What you will do -> Starting from the top of the material, restate each line exactly until the line that contains "const yRange = [-1.964,2.898];", which is also copied. Pictures are excluded.

Stored data ->
----------

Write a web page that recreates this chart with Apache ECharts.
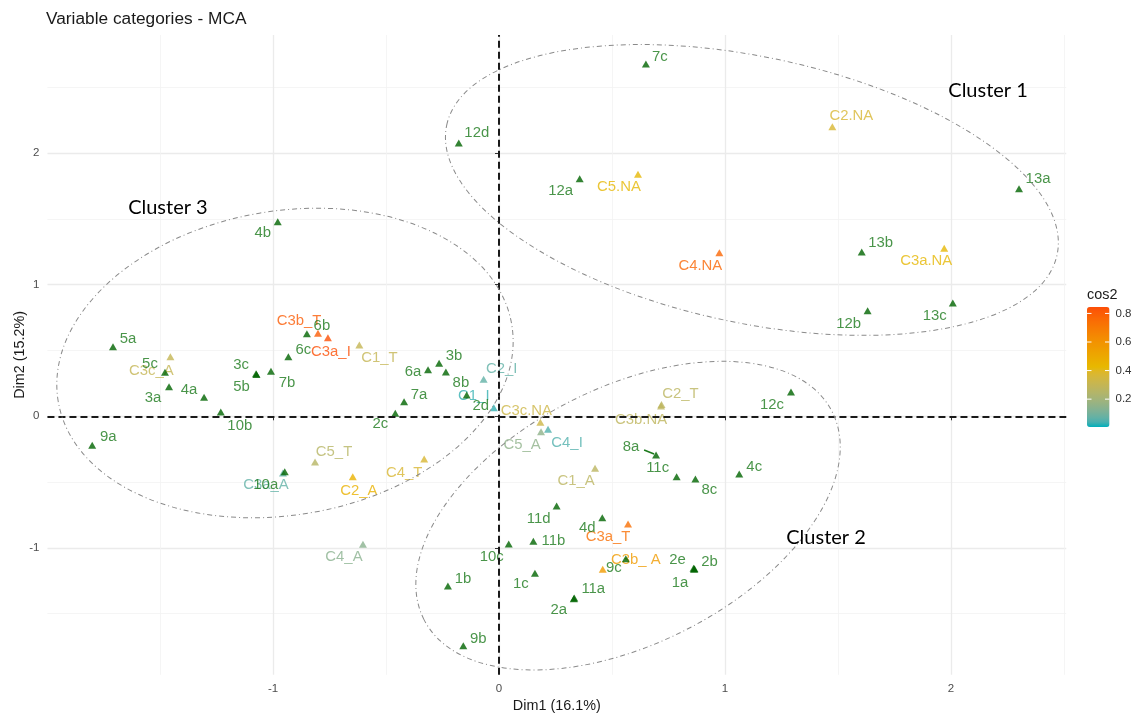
<!DOCTYPE html>
<html><head><meta charset="utf-8">
<script src="https://cdn.jsdelivr.net/npm/echarts/dist/echarts.min.js"></script>
<style>html,body{margin:0;padding:0;background:#fff}#c{width:1137px;height:713px}</style>
</head><body><div id="c"></div>
<script>
// ---------- data ----------
const supNames = ['7c','12d','12a','13a','13b','12b','13c','4b','5a','5c','3a','4a','10b','9a','3c','5b','7b','6c','6b','6a','3b','8b','7a','2c','2d','12c','8a','11c','8c','4c','11d','4d','10c','11b','9c','2e','2b','1a','1c','11a','2a','1b','9b','10a'];
const supX = [0.650,-0.178,0.357,2.301,1.605,1.631,2.008,-0.979,-1.708,-1.478,-1.460,-1.305,-1.231,-1.800,-1.075,-1.073,-1.009,-0.932,-0.850,-0.314,-0.265,-0.235,-0.420,-0.459,-0.143,1.292,0.695,0.786,0.869,1.063,0.255,0.457,0.043,0.152,0.561,0.861,0.865,0.863,0.159,0.333,0.331,-0.226,-0.158,-0.948];
const supY = [2.677,2.077,1.805,1.729,1.248,0.802,0.861,1.479,0.529,0.334,0.225,0.144,0.033,-0.220,0.324,0.317,0.342,0.453,0.628,0.354,0.403,0.337,0.111,0.023,0.162,0.185,-0.294,-0.459,-0.476,-0.438,-0.682,-0.771,-0.970,-0.950,-1.082,-1.154,-1.158,-1.162,-1.193,-1.381,-1.387,-1.290,-1.743,-0.421];

const actNames = ['C3b_T','C3a_I','C1_T','C2_I','C1_I','C3c.NA','C5_A','C4_I','C2_T','C3b.NA','C1_A','C3a_T','C3b_ A','C4_A','C5_T','C2_A','C4_T','C3a_A','C3c_A','C3a.NA','C2.NA','C5.NA','C4.NA'];
const actX = [-0.801,-0.757,-0.618,-0.068,-0.023,0.183,0.186,0.217,0.719,0.717,0.425,0.571,0.459,-0.602,-0.814,-0.647,-0.331,-0.956,-1.454,1.970,1.475,0.615,0.975];
const actY = [0.631,0.597,0.542,0.281,0.065,-0.046,-0.117,-0.099,0.090,0.078,-0.395,-0.818,-1.163,-0.973,-0.347,-0.459,-0.324,-0.431,0.453,1.277,2.201,1.839,1.243];
const actCos2 = [0.80,0.84,0.30,0.07,0.03,0.33,0.15,0.05,0.27,0.28,0.27,0.74,0.56,0.14,0.26,0.46,0.37,0.07,0.30,0.42,0.37,0.42,0.77];

const legendTicks = [0.2,0.4,0.6,0.8];
const cos2Range = [0.005,0.845];
const xRange = [-1.998,2.51];
const yRange = [-1.964,2.898];

// ---------- layout / style (not data) ----------
const labelOffset = {
 '7c':[14,-7],'12d':[18,-10],'12a':[-19,12],'13a':[19,-10],'13b':[19,-9],'12b':[-19,13],'13c':[-18,13],
 '4b':[-15,11],'5a':[15,-8],'5c':[-15,-8],'3a':[-16,11],'4a':[-15,-7],'10b':[19,14],'9a':[16,-8],
 '3c':[-15,-9],'5b':[-15,12],'7b':[16,12],'6c':[15,-7],'6b':[15,-8],'6a':[-15,2],'3b':[15,-7],'8b':[15,11],
 '7a':[15,-7],'2c':[-15,11],'2d':[14,11],'12c':[-19,13],'8a':[-25,-8],'11c':[-19,-9],'8c':[14,11],'4c':[15,-7],
 '11d':[-18,13],'4d':[-15,10],'10c':[-17,13],'11b':[20,0],'9c':[-12,9],'2e':[-16,-8],'2b':[15,-7],'1a':[-14,14],
 '1c':[-14,11],'11a':[19,-9],'2a':[-15,11],'1b':[15,-7],'9b':[15,-7],'10a':[-19,13],
 'C3b_T':[-19,-12],'C3a_I':[3,14],'C1_T':[20,13],'C2_I':[18,-10],'C1_I':[-20,-12],'C3c.NA':[-14,-11],
 'C5_A':[-19,13],'C4_I':[19,14],'C2_T':[19,-11],'C3b.NA':[-20,14],'C1_A':[-19,13],'C3a_T':[-20,13],
 'C3b_ A':[33,-9],'C4_A':[-19,13],'C5_T':[19,-10],'C2_A':[6,14],'C4_T':[-20,14],'C3a_A':[-17,12],
 'C3c_A':[-19,14],'C3a.NA':[-18,13],'C2.NA':[19,-11],'C5.NA':[-19,13],'C4.NA':[-19,13]
};
const FONT = 'Liberation Sans, Arial, sans-serif';

// ggplot-like gradient (interpolated in CIELAB)
function hexToRgb(h){h=h.replace('#','');return [0,2,4].map(i=>parseInt(h.slice(i,i+2),16));}
function toLin(c){c/=255;return c<=0.04045?c/12.92:Math.pow((c+0.055)/1.055,2.4);}
function fromLin(c){const v=c<=0.0031308?12.92*c:1.055*Math.pow(c,1/2.4)-0.055;return Math.round(Math.min(1,Math.max(0,v))*255);}
const WX=0.95047,WY=1,WZ=1.08883;
function ff(t){return t>0.008856?Math.cbrt(t):7.787*t+16/116;}
function fi(t){const t3=t*t*t;return t3>0.008856?t3:(t-16/116)/7.787;}
function rgbToLab(rgb){const [r,g,b]=rgb.map(toLin);const X=(0.4124*r+0.3576*g+0.1805*b)/WX,Y=(0.2126*r+0.7152*g+0.0722*b)/WY,Z=(0.0193*r+0.1192*g+0.9505*b)/WZ;const fx=ff(X),fy=ff(Y),fz=ff(Z);return [116*fy-16,500*(fx-fy),200*(fy-fz)];}
function labToHex(l){const fy=(l[0]+16)/116,fx=fy+l[1]/500,fz=fy-l[2]/200;const X=fi(fx)*WX,Y=fi(fy)*WY,Z=fi(fz)*WZ;const r=3.2406*X-1.5372*Y-0.4986*Z,g=-0.9689*X+1.8758*Y+0.0415*Z,b=0.0557*X-0.2040*Y+1.0570*Z;return '#'+[r,g,b].map(c=>fromLin(c).toString(16).padStart(2,'0')).join('');}
const gradCols = ['#00AFBB','#E7B800','#FC4E07'].map(h=>rgbToLab(hexToRgb(h)));
const gradStops = [];
for(let i=0;i<=24;i++){const t=i/24;let a,b,s;if(t<=0.5){a=gradCols[0];b=gradCols[1];s=t*2;}else{a=gradCols[1];b=gradCols[2];s=(t-0.5)*2;}gradStops.push(labToHex([0,1,2].map(k=>a[k]+(b[k]-a[k])*s)));}

const supData = supNames.map((n,i)=>({name:n,value:[supX[i],supY[i]],label:{offset:labelOffset[n]||[12,-8]}}));
const actData = actNames.map((n,i)=>({name:n,value:[actX[i],actY[i],actCos2[i]],label:{offset:labelOffset[n]||[12,-8]}}));

const UX = 226, UY = 131.6;
const GL = 499 - (-xRange[0])*UX, GT = 416.3 - yRange[1]*UY;
const chart = echarts.init(document.getElementById('c'), null, {renderer:'canvas'});
const axisCommon = {
  type:'value', splitNumber:5,
  axisLine:{show:false},
  axisTick:{show:true,length:4,lineStyle:{color:'#333',width:1}},
  axisLabel:{showMinLabel:false,showMaxLabel:false,color:'#4D4D4D',fontSize:11.5,fontFamily:FONT},
  splitLine:{show:true,showMinLine:false,showMaxLine:false,lineStyle:{color:'#EBEBEB',width:1.3}},
  minorTick:{show:false,splitNumber:2},
  minorSplitLine:{show:true,lineStyle:{color:'#F3F3F3',width:0.8}},
  nameLocation:'middle', nameMoveOverlap:false,
  nameTextStyle:{color:'#1a1a1a',fontSize:14.4,fontFamily:FONT}
};
chart.setOption({
  animation:false,
  backgroundColor:'#fff',
  title:{text:'Variable categories - MCA',left:46,top:11,padding:0,textStyle:{fontSize:17.3,fontWeight:'normal',color:'#1a1a1a',fontFamily:FONT}},
  grid:{left:GL,top:GT,width:(xRange[1]-xRange[0])*UX,height:(yRange[1]-yRange[0])*UY,containLabel:false,outerBoundsMode:'none'},
  xAxis:Object.assign({},axisCommon,{min:xRange[0],max:xRange[1],name:'Dim1 (16.1%)',nameGap:24,axisLabel:Object.assign({},axisCommon.axisLabel,{margin:8})}),
  yAxis:Object.assign({},axisCommon,{min:yRange[0],max:yRange[1],name:'Dim2 (15.2%)',nameGap:20,axisLabel:Object.assign({},axisCommon.axisLabel,{margin:8})}),
  visualMap:{type:'continuous',seriesIndex:0,dimension:2,min:cos2Range[0],max:cos2Range[1],inRange:{color:gradStops},
    calculable:false,text:null,itemWidth:22.5,itemHeight:120,left:1087,top:307,padding:0,hoverLink:false,showLabel:false},
  series:[
    {type:'scatter',name:'active',symbol:'triangle',symbolSize:[8,7],data:actData,z:2,
     label:{show:true,position:'inside',formatter:p=>p.name,fontSize:14.9,fontFamily:FONT,color:'inherit'},
     markLine:{silent:true,symbol:'none',label:{show:false},animation:false,
       lineStyle:{color:'#1a1a1a',width:2,type:[7,4]},data:[{xAxis:0},{yAxis:0}]}},
    {type:'scatter',name:'sup',symbol:'triangle',symbolSize:[8,7],data:supData,z:3,
     itemStyle:{color:'#006400'},
     label:{show:true,position:'inside',formatter:p=>p.name,fontSize:14.9,fontFamily:FONT,color:'#1d7a1d'}}
  ]
});

// annotations: ellipses and cluster names (anchored in data space)
const clusters = [
  {name:'Cluster 1', text:[2.164,2.472], c:[1.119,1.720], rx:312, ry:133, rot:-12},
  {name:'Cluster 2', text:[1.447,-0.924], c:[0.571,-0.755], rx:229, ry:128, rot:27},
  {name:'Cluster 3', text:[-1.465,1.583], c:[-0.947,0.405], rx:230, ry:152, rot:9.7}
];
const g = [];
clusters.forEach(cl=>{
  const p = chart.convertToPixel({gridIndex:0}, cl.c);
  g.push({type:'ellipse',x:p[0],y:p[1],rotation:cl.rot*Math.PI/180,silent:true,z:10,
    shape:{cx:0,cy:0,rx:cl.rx,ry:cl.ry},style:{fill:null,stroke:'#8a8a8a',lineWidth:1,lineDash:[5,3,1,3]}});
  const t = chart.convertToPixel({gridIndex:0}, cl.text);
  g.push({type:'text',x:t[0],y:t[1],silent:true,z:11,style:{text:cl.name,fill:'#000',font:'20px Lato, sans-serif',align:'center',verticalAlign:'middle',textAlign:'center',textVerticalAlign:'middle'}});
});
// leader segment for 8a
const i8a = supNames.indexOf('8a');
const p8a = chart.convertToPixel({gridIndex:0},[supX[i8a],supY[i8a]]);
g.push({type:'line',silent:true,z:4,shape:{x1:p8a[0]-2,y1:p8a[1]-1,x2:p8a[0]-12,y2:p8a[1]-5},style:{stroke:'#1d7a1d',lineWidth:1.5}});
// colourbar title, ticks and labels
const barTop=307, barH=120, barL=1087, barW=22.5;
g.push({type:'text',x:barL,y:295,silent:true,style:{text:'cos2',fill:'#1a1a1a',font:'14.4px '+FONT,align:'left',verticalAlign:'middle',textAlign:'left',textVerticalAlign:'middle'}});
legendTicks.forEach(v=>{
  const y = barTop + barH*(cos2Range[1]-v)/(cos2Range[1]-cos2Range[0]);
  g.push({type:'line',silent:true,z:20,shape:{x1:barL,y1:y,x2:barL+4.5,y2:y},style:{stroke:'#fff',lineWidth:1}});
  g.push({type:'line',silent:true,z:20,shape:{x1:barL+barW-4.5,y1:y,x2:barL+barW,y2:y},style:{stroke:'#fff',lineWidth:1}});
  g.push({type:'text',x:barL+barW+6,y:y,silent:true,style:{text:v.toFixed(1),fill:'#333',font:'11.5px '+FONT,align:'left',verticalAlign:'middle',textAlign:'left',textVerticalAlign:'middle'}});
});
chart.setOption({graphic:g});
</script></body></html>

----------

Written reply ->
Write a web page that recreates this chart with Apache ECharts.
<!DOCTYPE html>
<html><head><meta charset="utf-8">
<script src="https://cdn.jsdelivr.net/npm/echarts/dist/echarts.min.js"></script>
<style>html,body{margin:0;padding:0;background:#fff}#c{width:1137px;height:713px}</style>
</head><body><div id="c"></div>
<script>
// ---------- data ----------
const supNames = ['7c','12d','12a','13a','13b','12b','13c','4b','5a','5c','3a','4a','10b','9a','3c','5b','7b','6c','6b','6a','3b','8b','7a','2c','2d','12c','8a','11c','8c','4c','11d','4d','10c','11b','9c','2e','2b','1a','1c','11a','2a','1b','9b','10a'];
const supX = [0.650,-0.178,0.357,2.301,1.605,1.631,2.008,-0.979,-1.708,-1.478,-1.460,-1.305,-1.231,-1.800,-1.075,-1.073,-1.009,-0.932,-0.850,-0.314,-0.265,-0.235,-0.420,-0.459,-0.143,1.292,0.695,0.786,0.869,1.063,0.255,0.457,0.043,0.152,0.561,0.861,0.865,0.863,0.159,0.333,0.331,-0.226,-0.158,-0.948];
const supY = [2.677,2.077,1.805,1.729,1.248,0.802,0.861,1.479,0.529,0.334,0.225,0.144,0.033,-0.220,0.324,0.317,0.342,0.453,0.628,0.354,0.403,0.337,0.111,0.023,0.162,0.185,-0.294,-0.459,-0.476,-0.438,-0.682,-0.771,-0.970,-0.950,-1.082,-1.154,-1.158,-1.162,-1.193,-1.381,-1.387,-1.290,-1.743,-0.421];

const actNames = ['C3b_T','C3a_I','C1_T','C2_I','C1_I','C3c.NA','C5_A','C4_I','C2_T','C3b.NA','C1_A','C3a_T','C3b_ A','C4_A','C5_T','C2_A','C4_T','C3a_A','C3c_A','C3a.NA','C2.NA','C5.NA','C4.NA'];
const actX = [-0.801,-0.757,-0.618,-0.068,-0.023,0.183,0.186,0.217,0.719,0.717,0.425,0.571,0.459,-0.602,-0.814,-0.647,-0.331,-0.956,-1.454,1.970,1.475,0.615,0.975];
const actY = [0.631,0.597,0.542,0.281,0.065,-0.046,-0.117,-0.099,0.090,0.078,-0.395,-0.818,-1.163,-0.973,-0.347,-0.459,-0.324,-0.431,0.453,1.277,2.201,1.839,1.243];
const actCos2 = [0.80,0.84,0.30,0.07,0.03,0.33,0.15,0.05,0.27,0.28,0.27,0.74,0.56,0.14,0.26,0.46,0.37,0.07,0.30,0.42,0.37,0.42,0.77];

const legendTicks = [0.2,0.4,0.6,0.8];
const cos2Range = [0.005,0.845];
const xRange = [-1.998,2.51];
const yRange = [-1.964,2.898];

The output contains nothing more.